Downstaters with their own mass transit systems wanted more out of the deal. Subsequently the legislature adjusted the separate formula used to figure subsidies to downstate mass transit, increasing the state reimbursement rate from 33 to 40 percent (H.B. 645). That meant $1.6 million more was added to the $7.6 million the 13 downstate mass transit districts (including the St. Louis area's bi-state system) were already scheduled to receive for state fiscal 1984.

The pressure was great to avoid any spending that might lead to even greater pressure this spring to extend the increase in the state income tax. That pressure, perhaps more than anything else, convinced Washington and his bloc of Chicago Democrats to take the $75 million earmarked in June.
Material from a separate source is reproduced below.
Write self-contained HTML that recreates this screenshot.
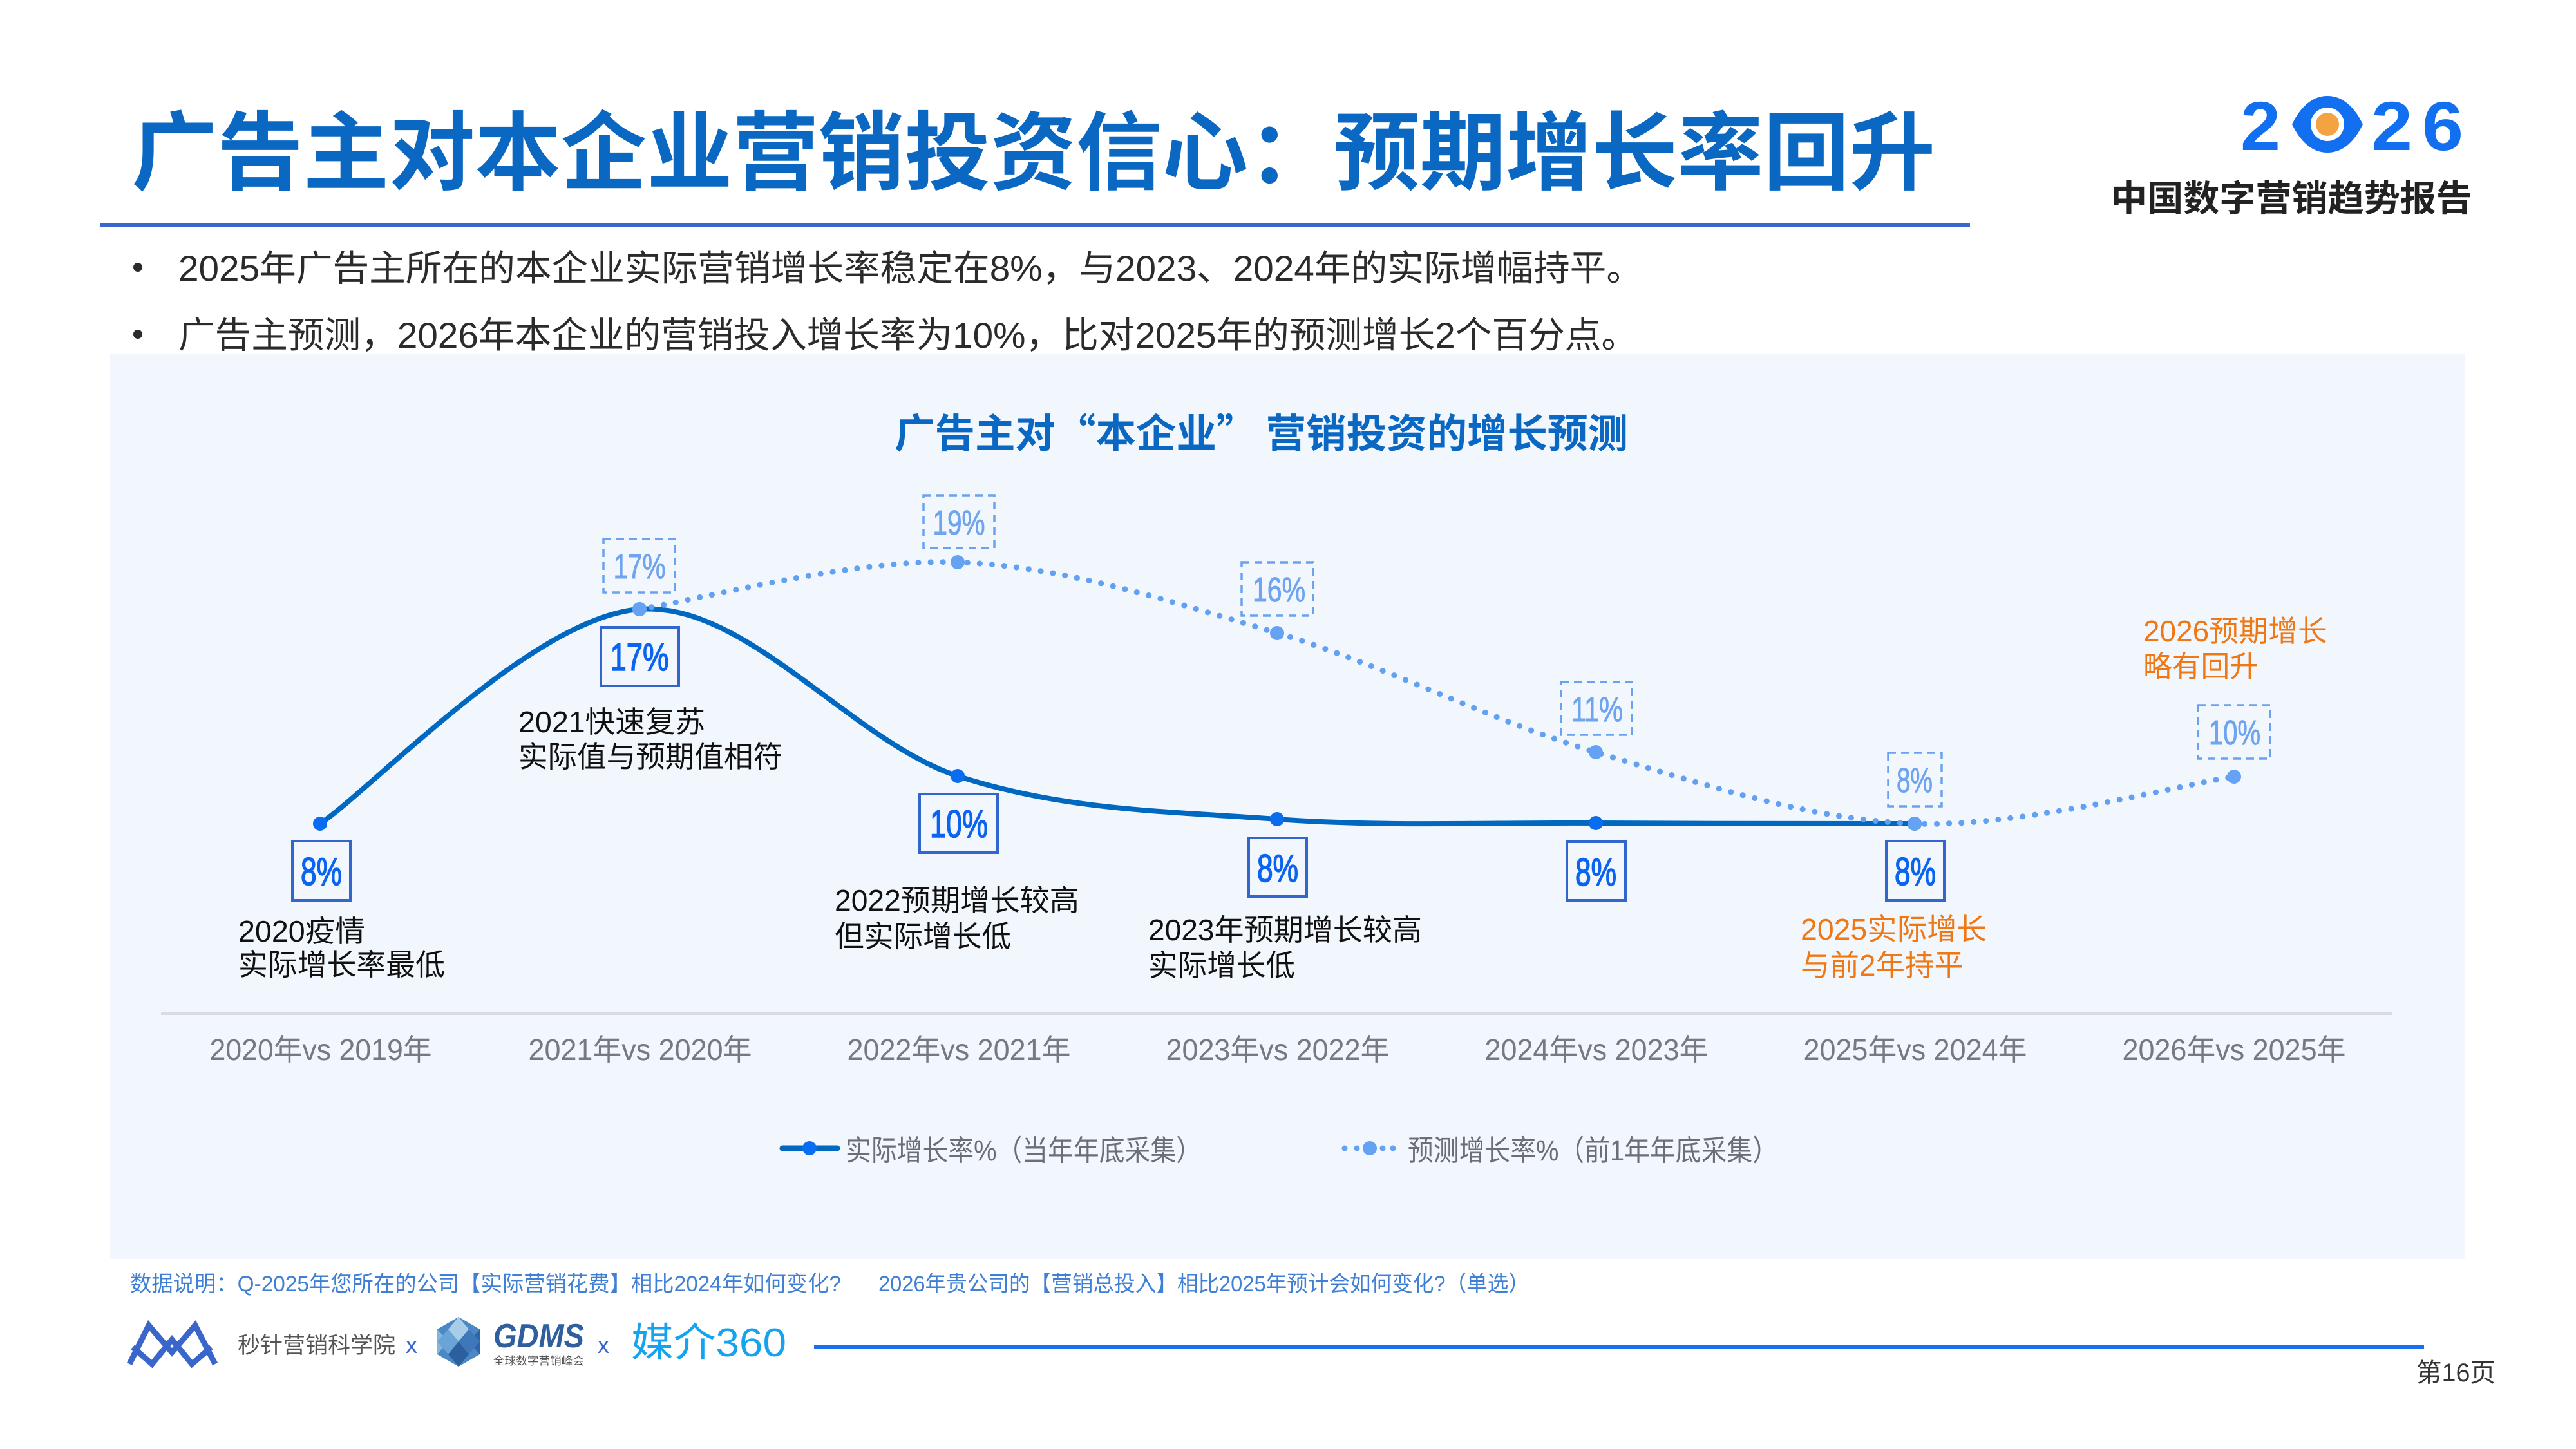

For the subsidy, it was now or never.

With Thompson, Washington and the four legislative leaders firmly behind them, the suburban Republicans thought they had finally put together the winning coalition: Washington Democrats, suburban Republicans and some downstate Democrats and Republicans. When the legislature was midway through its fall session in early November, however, a head count in the Senate showed the vote on H.B. 1805 was too close to call.

In an eleventh-hour, grandstand play, Hill made a desperate appeal fpr help from Vrdolyak since the RTA reform would strip Hill of his job. On top of that, the predominantly black ATWU realized it stood to lose millions in pension benefits. Swearing that Washington, whom they had helped elect, had sold them out, the transit workers came to Springfield and packed the Senate galleries. The arm twisting went right to the wire: Vrdolyak and Washington with the Democrats and Thompson with the Republicans. As the Senate debated the bill November 2, the six black senators rose one by one, admitting labor had been sold out, but insisting neither they nor Washington had had any choice. When the scoreboard locked on H.B. 1805, the vote was 37-19: Five of the six blacks had voted "yes," pushing RTA reform one vote beyond the three-fifths required for the bill to become effective immediately.